The actions of these leaders are often disruptive to communities, as school board members chafe at having their work undermined, teachers feel increasingly removed from decision making, and local citizens grow anxious at seeing their taxpayer dollars increasingly redirected out of schools and classrooms and into businesses whose products and services are of questionable value.

In fact, Broad superintendents have a very poor track record. They excel at disruption and alienating parents and teachers by their autocratic style. Despite their boasts, they don’t know how to improve education. They are not even skilled at management.

What they do best is advance themselves and make lucrative connections with related businesses owned by Broadie cronies.

Bill Phillis, retired deputy superintendent of schools for the state of Ohio, finds it hard to believe that a state legislature would seize control of a school district and remove its elected school board from office.
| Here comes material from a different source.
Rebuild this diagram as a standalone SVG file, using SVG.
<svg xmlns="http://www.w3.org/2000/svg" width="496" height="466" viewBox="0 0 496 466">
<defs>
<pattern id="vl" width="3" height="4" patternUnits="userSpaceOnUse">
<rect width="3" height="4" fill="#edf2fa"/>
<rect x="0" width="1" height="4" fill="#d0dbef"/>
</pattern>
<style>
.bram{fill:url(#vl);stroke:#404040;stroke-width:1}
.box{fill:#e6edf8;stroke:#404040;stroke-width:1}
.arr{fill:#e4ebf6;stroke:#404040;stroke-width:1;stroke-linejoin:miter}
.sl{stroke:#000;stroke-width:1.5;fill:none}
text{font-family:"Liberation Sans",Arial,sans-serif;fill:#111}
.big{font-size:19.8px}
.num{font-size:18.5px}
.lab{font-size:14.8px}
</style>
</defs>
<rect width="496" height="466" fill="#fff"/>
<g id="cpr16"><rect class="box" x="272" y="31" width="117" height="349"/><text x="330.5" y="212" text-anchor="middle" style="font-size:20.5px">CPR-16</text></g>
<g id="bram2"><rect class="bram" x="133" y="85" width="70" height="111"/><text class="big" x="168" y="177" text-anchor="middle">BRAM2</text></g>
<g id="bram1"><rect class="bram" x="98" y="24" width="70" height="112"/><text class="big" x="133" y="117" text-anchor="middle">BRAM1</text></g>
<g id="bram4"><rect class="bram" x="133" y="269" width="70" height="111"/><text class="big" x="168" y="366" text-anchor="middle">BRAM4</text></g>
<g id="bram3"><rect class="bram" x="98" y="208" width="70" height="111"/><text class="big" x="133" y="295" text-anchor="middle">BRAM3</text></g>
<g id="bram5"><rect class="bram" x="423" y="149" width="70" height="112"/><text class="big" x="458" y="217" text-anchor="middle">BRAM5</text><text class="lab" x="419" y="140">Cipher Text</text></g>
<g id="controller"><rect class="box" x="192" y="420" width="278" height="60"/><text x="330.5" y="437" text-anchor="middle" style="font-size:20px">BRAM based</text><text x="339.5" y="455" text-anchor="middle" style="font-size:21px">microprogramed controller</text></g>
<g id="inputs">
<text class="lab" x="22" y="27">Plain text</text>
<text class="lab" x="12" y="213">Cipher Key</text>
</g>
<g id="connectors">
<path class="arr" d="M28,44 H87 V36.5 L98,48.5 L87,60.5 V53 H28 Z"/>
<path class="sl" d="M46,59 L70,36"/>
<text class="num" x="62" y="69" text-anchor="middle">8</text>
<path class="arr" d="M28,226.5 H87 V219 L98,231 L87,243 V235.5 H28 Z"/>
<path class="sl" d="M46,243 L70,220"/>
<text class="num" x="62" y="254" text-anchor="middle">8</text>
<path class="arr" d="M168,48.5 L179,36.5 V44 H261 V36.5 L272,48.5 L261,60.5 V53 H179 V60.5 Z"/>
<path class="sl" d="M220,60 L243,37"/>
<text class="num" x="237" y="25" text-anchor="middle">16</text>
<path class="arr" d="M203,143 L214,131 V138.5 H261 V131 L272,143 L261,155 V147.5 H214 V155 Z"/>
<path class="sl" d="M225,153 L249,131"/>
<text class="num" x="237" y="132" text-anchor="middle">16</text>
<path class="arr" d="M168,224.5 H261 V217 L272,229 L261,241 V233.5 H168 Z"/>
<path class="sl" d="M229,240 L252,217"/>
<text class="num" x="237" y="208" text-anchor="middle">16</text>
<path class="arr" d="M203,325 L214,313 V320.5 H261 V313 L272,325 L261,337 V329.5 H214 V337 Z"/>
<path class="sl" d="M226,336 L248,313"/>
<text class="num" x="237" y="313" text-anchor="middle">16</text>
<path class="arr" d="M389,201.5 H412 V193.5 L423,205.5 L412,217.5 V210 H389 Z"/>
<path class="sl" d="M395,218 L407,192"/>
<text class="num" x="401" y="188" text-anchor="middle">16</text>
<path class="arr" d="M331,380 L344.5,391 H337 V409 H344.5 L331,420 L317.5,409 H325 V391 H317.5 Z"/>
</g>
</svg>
When did Republicans become diehard enemies of local control? It has become clear that the state has no ideas about how to help low-scoring districts. None.

He writes:

Never thought this would happen in America
 
The state is in the process of replacing elected school board members in Youngstown. The electors in Youngstown elected board members. These board members will be replaced via the HB 70 process.
 
The Youngstown Board of Education has not been in control of the district for several years. State control of the district has not resulted in improvement. Therefore, elected board members are being removed from office because the state’s improvement process has failed. Sounds logical.
 
Youngstown board members have not been convicted of any crimes which would be cause for removal from office. Their hands have been tied by HB 70.
 
Congress and some state legislatures across the nation have not demonstrated a stellar performance. Should those elected officials be replaced by some convoluted appointment process?
 
How can Ohio legislators and the Governor allow this despicable process to come to fruition? HB 70 was enacted in less than 24 hours with no public input. The legislature could repeal HB 70 in less than 24 hours.